*WRITTEN INSTRUCTION:* All of the lines below are to be transcribed faithfully, with pictures excluded from the copy.

*STORED DATA:*

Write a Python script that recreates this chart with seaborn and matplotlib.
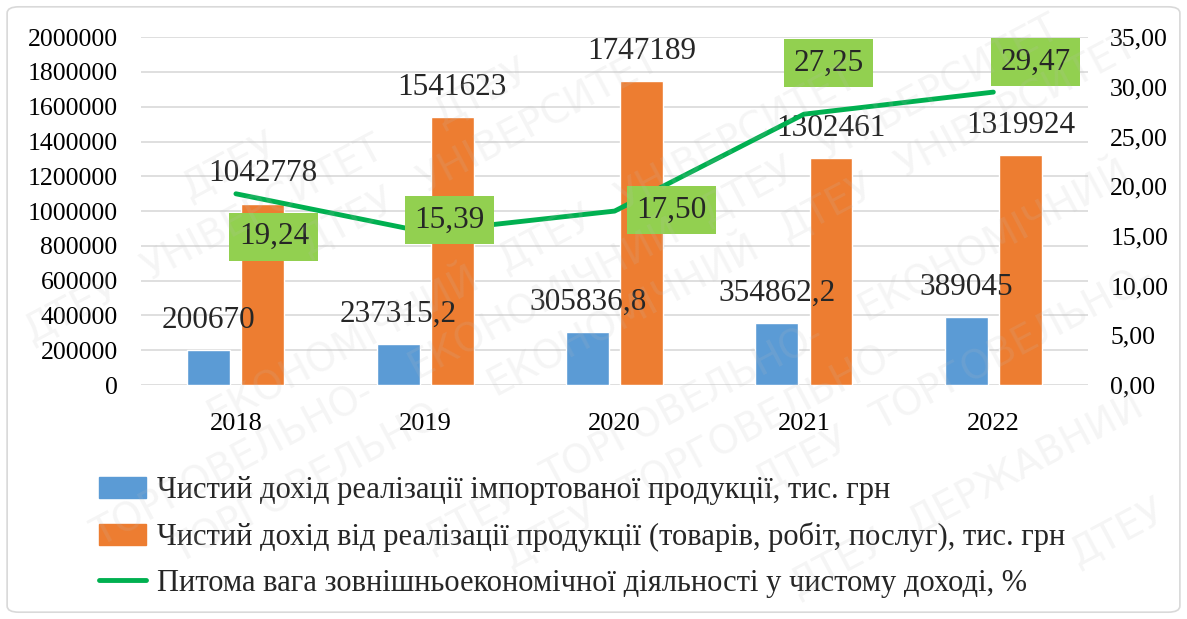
import numpy as np
import pandas as pd
import seaborn as sns
import matplotlib.pyplot as plt
from matplotlib.patches import FancyBboxPatch, Patch
from matplotlib.lines import Line2D
from matplotlib.ticker import FuncFormatter

# data
years = ["2018", "2019", "2020", "2021", "2022"]
imported = [200670, 237315.2, 305836.8, 354862.2, 389045]
total = [1042778, 1541623, 1747189, 1302461, 1319924]
share = [19.24, 15.39, 17.50, 27.25, 29.47]

name_imp = "Чистий дохід реалізації імпортованої продукції, тис. грн"
name_tot = "Чистий дохід від реалізації продукції (товарів, робіт, послуг), тис. грн"
name_share = "Питома вага зовнішньоекономічної діяльності у чистому доході, %"
watermark_words = ["ДТЕУ", "ДЕРЖАВНИЙ", "ДТЕУ", "ТОРГОВЕЛЬНО-", "ЕКОНОМІЧНИЙ",
                   "ДТЕУ", "УНІВЕРСИТЕТ"]

blue = "#5B9BD5"
orange = "#ED7D31"
green = "#00B050"
box_green = "#92D050"

df = pd.DataFrame({
    "year": years * 2,
    "value": imported + total,
    "series": [name_imp] * len(years) + [name_tot] * len(years),
})

sns.set_theme(style="white")
plt.rcParams["font.family"] = ["Liberation Serif", "DejaVu Serif"]

fig = plt.figure(figsize=(11.87, 6.19), dpi=100)
ax = fig.add_axes([0.119, 0.378, 0.7976, 0.562])

sns.barplot(data=df, x="year", y="value", hue="series", palette=[blue, orange],
            width=0.571, gap=0.205, ax=ax, legend=False, saturation=1)

ax.set_ylim(0, 2000000)
ax.set_yticks(np.arange(0, 2000001, 200000))
ax.yaxis.set_major_formatter(FuncFormatter(lambda v, p: f"{int(v)}"))
ax.grid(axis="y", color="#D9D9D9", linewidth=1.2)
ax.set_axisbelow(True)
for s in ax.spines.values():
    s.set_visible(False)
ax.set_xlabel("")
ax.set_ylabel("")
ax.tick_params(axis="y", length=0, pad=17, labelsize=18.5, labelcolor="black")
ax.tick_params(axis="x", length=0, pad=20, labelsize=19, labelcolor="black")

fmt = lambda v: (f"{v:.1f}".replace(".", ",") if v % 1 else f"{int(v)}")
ax.bar_label(ax.containers[0], labels=[fmt(v) for v in imported],
             padding=11, fontsize=22.5, family="Liberation Serif")
ax.bar_label(ax.containers[1], labels=[fmt(v) for v in total],
             padding=11, fontsize=22.5, family="Liberation Serif")

# secondary axis with share line
ax2 = ax.twinx()
xs = np.arange(len(years))
sns.lineplot(x=xs, y=share, color=green, linewidth=3.5, ax=ax2)
ax2.set_ylim(0, 35)
ax2.set_yticks(np.arange(0, 35.1, 5))
ax2.yaxis.set_major_formatter(FuncFormatter(lambda v, p: f"{v:.2f}".replace(".", ",")))
ax2.tick_params(axis="y", length=0, pad=16, labelsize=18.5, labelcolor="black")
ax2.grid(False)
for s in ax2.spines.values():
    s.set_visible(False)
ax.set_xlim(-0.5, len(years) - 0.5)

label_offsets = [(38, -43), (24, 12), (57, 1), (25, 51), (42, 30)]
for x, v, off in zip(xs, share, label_offsets):
    ax2.annotate(f"{v:.2f}".replace(".", ","), (x, v), xytext=off,
                 textcoords="offset pixels", ha="center", va="center",
                 fontsize=22.5, family="Liberation Serif",
                 bbox=dict(boxstyle="square,pad=0.3", fc=box_green, ec="none"))

# legend
handles = [Patch(color=blue), Patch(color=orange),
           Line2D([0], [0], color=green, linewidth=3.5)]
fig.legend(handles, [name_imp, name_tot, name_share], loc="upper left",
           bbox_to_anchor=(0.073, 0.25), frameon=False, fontsize=22,
           handlelength=1.55, handletextpad=0.35, labelspacing=0.55,
           borderaxespad=0)

# watermark: short words along diagonal bands, kept fully inside the figure
W, H = fig.bbox.width, fig.bbox.height
ang = np.deg2rad(28)
d = np.array([np.cos(ang), np.sin(ang)])
fs = 28
wm_texts = []
for k in range(-8, 12):
    p = np.array([-300.0 + (k % 3) * 40, k * 80.0 - 200])
    i = k
    while p[0] < W + 50:
        word = watermark_words[i % len(watermark_words)]
        t = fig.text(p[0] / W, p[1] / H, word, rotation=28, rotation_mode="anchor",
                     fontsize=fs, family="DejaVu Sans", color="#BDBDBD", alpha=0.15,
                     ha="left", va="baseline", zorder=10)
        wm_texts.append(t)
        p = p + d * (len(word) * 0.72 * fs * 100 / 72 + 22)
        i += 1

fig.canvas.draw()
r = fig.canvas.get_renderer()
for t in wm_texts:
    bb = t.get_window_extent(r)
    if bb.x0 < 3 or bb.y0 < 3 or bb.x1 > W - 3 or bb.y1 > H - 3:
        t.remove()

fig.patches.append(FancyBboxPatch((0.006, 0.011), 0.988, 0.978,
                                  boxstyle="round,pad=0,rounding_size=0.01",
                                  transform=fig.transFigure, fc="none",
                                  ec="#D9D9D9", lw=1.2))

fig.savefig("out.png", dpi=100)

*THE SOLUTION:*
Write a Python script that recreates this chart with seaborn and matplotlib.
import numpy as np
import pandas as pd
import seaborn as sns
import matplotlib.pyplot as plt
from matplotlib.patches import FancyBboxPatch, Patch
from matplotlib.lines import Line2D
from matplotlib.ticker import FuncFormatter

# data
years = ["2018", "2019", "2020", "2021", "2022"]
imported = [200670, 237315.2, 305836.8, 354862.2, 389045]
total = [1042778, 1541623, 1747189, 1302461, 1319924]
share = [19.24, 15.39, 17.50, 27.25, 29.47]

name_imp = "Чистий дохід реалізації імпортованої продукції, тис. грн"
name_tot = "Чистий дохід від реалізації продукції (товарів, робіт, послуг), тис. грн"
name_share = "Питома вага зовнішньоекономічної діяльності у чистому доході, %"
watermark_words = ["ДТЕУ", "ДЕРЖАВНИЙ", "ДТЕУ", "ТОРГОВЕЛЬНО-", "ЕКОНОМІЧНИЙ",
                   "ДТЕУ", "УНІВЕРСИТЕТ"]

blue = "#5B9BD5"
orange = "#ED7D31"
green = "#00B050"
box_green = "#92D050"

df = pd.DataFrame({
    "year": years * 2,
    "value": imported + total,
    "series": [name_imp] * len(years) + [name_tot] * len(years),
})

sns.set_theme(style="white")
plt.rcParams["font.family"] = ["Liberation Serif", "DejaVu Serif"]

fig = plt.figure(figsize=(11.87, 6.19), dpi=100)
ax = fig.add_axes([0.119, 0.378, 0.7976, 0.562])

sns.barplot(data=df, x="year", y="value", hue="series", palette=[blue, orange],
            width=0.571, gap=0.205, ax=ax, legend=False, saturation=1)

ax.set_ylim(0, 2000000)
ax.set_yticks(np.arange(0, 2000001, 200000))
ax.yaxis.set_major_formatter(FuncFormatter(lambda v, p: f"{int(v)}"))
ax.grid(axis="y", color="#D9D9D9", linewidth=1.2)
ax.set_axisbelow(True)
for s in ax.spines.values():
    s.set_visible(False)
ax.set_xlabel("")
ax.set_ylabel("")
ax.tick_params(axis="y", length=0, pad=17, labelsize=18.5, labelcolor="black")
ax.tick_params(axis="x", length=0, pad=20, labelsize=19, labelcolor="black")

fmt = lambda v: (f"{v:.1f}".replace(".", ",") if v % 1 else f"{int(v)}")
ax.bar_label(ax.containers[0], labels=[fmt(v) for v in imported],
             padding=11, fontsize=22.5, family="Liberation Serif")
ax.bar_label(ax.containers[1], labels=[fmt(v) for v in total],
             padding=11, fontsize=22.5, family="Liberation Serif")

# secondary axis with share line
ax2 = ax.twinx()
xs = np.arange(len(years))
sns.lineplot(x=xs, y=share, color=green, linewidth=3.5, ax=ax2)
ax2.set_ylim(0, 35)
ax2.set_yticks(np.arange(0, 35.1, 5))
ax2.yaxis.set_major_formatter(FuncFormatter(lambda v, p: f"{v:.2f}".replace(".", ",")))
ax2.tick_params(axis="y", length=0, pad=16, labelsize=18.5, labelcolor="black")
ax2.grid(False)
for s in ax2.spines.values():
    s.set_visible(False)
ax.set_xlim(-0.5, len(years) - 0.5)

label_offsets = [(38, -43), (24, 12), (57, 1), (25, 51), (42, 30)]
for x, v, off in zip(xs, share, label_offsets):
    ax2.annotate(f"{v:.2f}".replace(".", ","), (x, v), xytext=off,
                 textcoords="offset pixels", ha="center", va="center",
                 fontsize=22.5, family="Liberation Serif",
                 bbox=dict(boxstyle="square,pad=0.3", fc=box_green, ec="none"))

# legend
handles = [Patch(color=blue), Patch(color=orange),
           Line2D([0], [0], color=green, linewidth=3.5)]
fig.legend(handles, [name_imp, name_tot, name_share], loc="upper left",
           bbox_to_anchor=(0.073, 0.25), frameon=False, fontsize=22,
           handlelength=1.55, handletextpad=0.35, labelspacing=0.55,
           borderaxespad=0)

# watermark: short words along diagonal bands, kept fully inside the figure
W, H = fig.bbox.width, fig.bbox.height
ang = np.deg2rad(28)
d = np.array([np.cos(ang), np.sin(ang)])
fs = 28
wm_texts = []
for k in range(-8, 12):
    p = np.array([-300.0 + (k % 3) * 40, k * 80.0 - 200])
    i = k
    while p[0] < W + 50:
        word = watermark_words[i % len(watermark_words)]
        t = fig.text(p[0] / W, p[1] / H, word, rotation=28, rotation_mode="anchor",
                     fontsize=fs, family="DejaVu Sans", color="#BDBDBD", alpha=0.15,
                     ha="left", va="baseline", zorder=10)
        wm_texts.append(t)
        p = p + d * (len(word) * 0.72 * fs * 100 / 72 + 22)
        i += 1

fig.canvas.draw()
r = fig.canvas.get_renderer()
for t in wm_texts:
    bb = t.get_window_extent(r)
    if bb.x0 < 3 or bb.y0 < 3 or bb.x1 > W - 3 or bb.y1 > H - 3:
        t.remove()

fig.patches.append(FancyBboxPatch((0.006, 0.011), 0.988, 0.978,
                                  boxstyle="round,pad=0,rounding_size=0.01",
                                  transform=fig.transFigure, fc="none",
                                  ec="#D9D9D9", lw=1.2))

fig.savefig("out.png", dpi=100)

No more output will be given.